Netflix’s Crime Scene: The Vanishing at the Cecil Hotel centres on one of its most mysterious deaths — young woman Elisa Lam. What makes this case compelling is that Elisa had an absorbing personality online — her Tumblr was full of hope and implied despair; she sounded like a hopeless romantic ready to embark on the world and experience as much as possible. I think that’s why so many web sleuths were drawn to her; so of course, when she disappeared inside the hotel with barely a trace, this became an internet sensation.

One of the main problems with the documentary series is that even today, Elisa Lam’s death feels empty; there’s no real concrete answer, and that feeling emanates in this series — it attempts to draw strength from the unknown, rather than bask in new possibilities. The docuseries journeys the viewers down plenty of rabbit holes, supported by the hotel staff, the investigators and the internet detectives at the time. It’s conspiracy-filled, and rather than bringing an ultimate objective, it instead ties itself to all the investigatory shortfalls and non-answers. Crime Scene: The Vanishing at the Cecil Hotel feels like a group of conspiracy theorists in a room, happy to be given their platform to spout whatever pixelated finding they can find from the web.

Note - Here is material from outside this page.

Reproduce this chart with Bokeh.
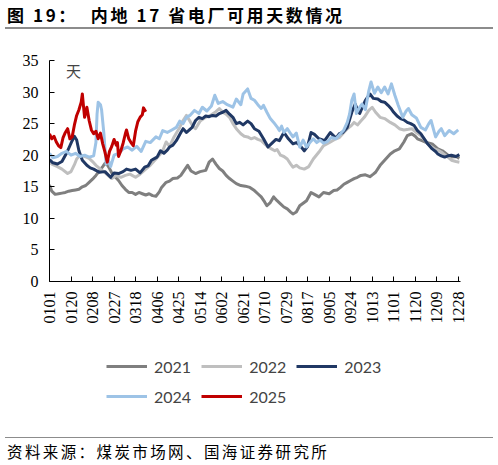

I would have liked to know more about Elisa Lam; she seems to have had a multi-faceted personality. The documentary series would have benefited from honouring the young woman, rather than becoming a mouthpiece for everything we could have found on Wikipedia. The most interesting element of the series is the elevator video, where Elisa was last recorded, and how it trended on the internet fairly quickly. But after that spooky slice of evidence, it then delves down rabbit hole after rabbit hole, giving away too much voice to web sleuths. This is not an agenda against internet investigators, but there is an argument in this series that a constant obsession of forums and Reddit threads can be seen as unhealthy; “gathered” evidence is argued as fact, and it feels like the internet disrespectfully overruled the investigator’s findings.

But for those interested in this bizarre tourist spot, Crime Scene: The Vanishing at the Cecil Hotel may hit the spot. Unfortunately, I felt it bounced around way too much for a four-part-series.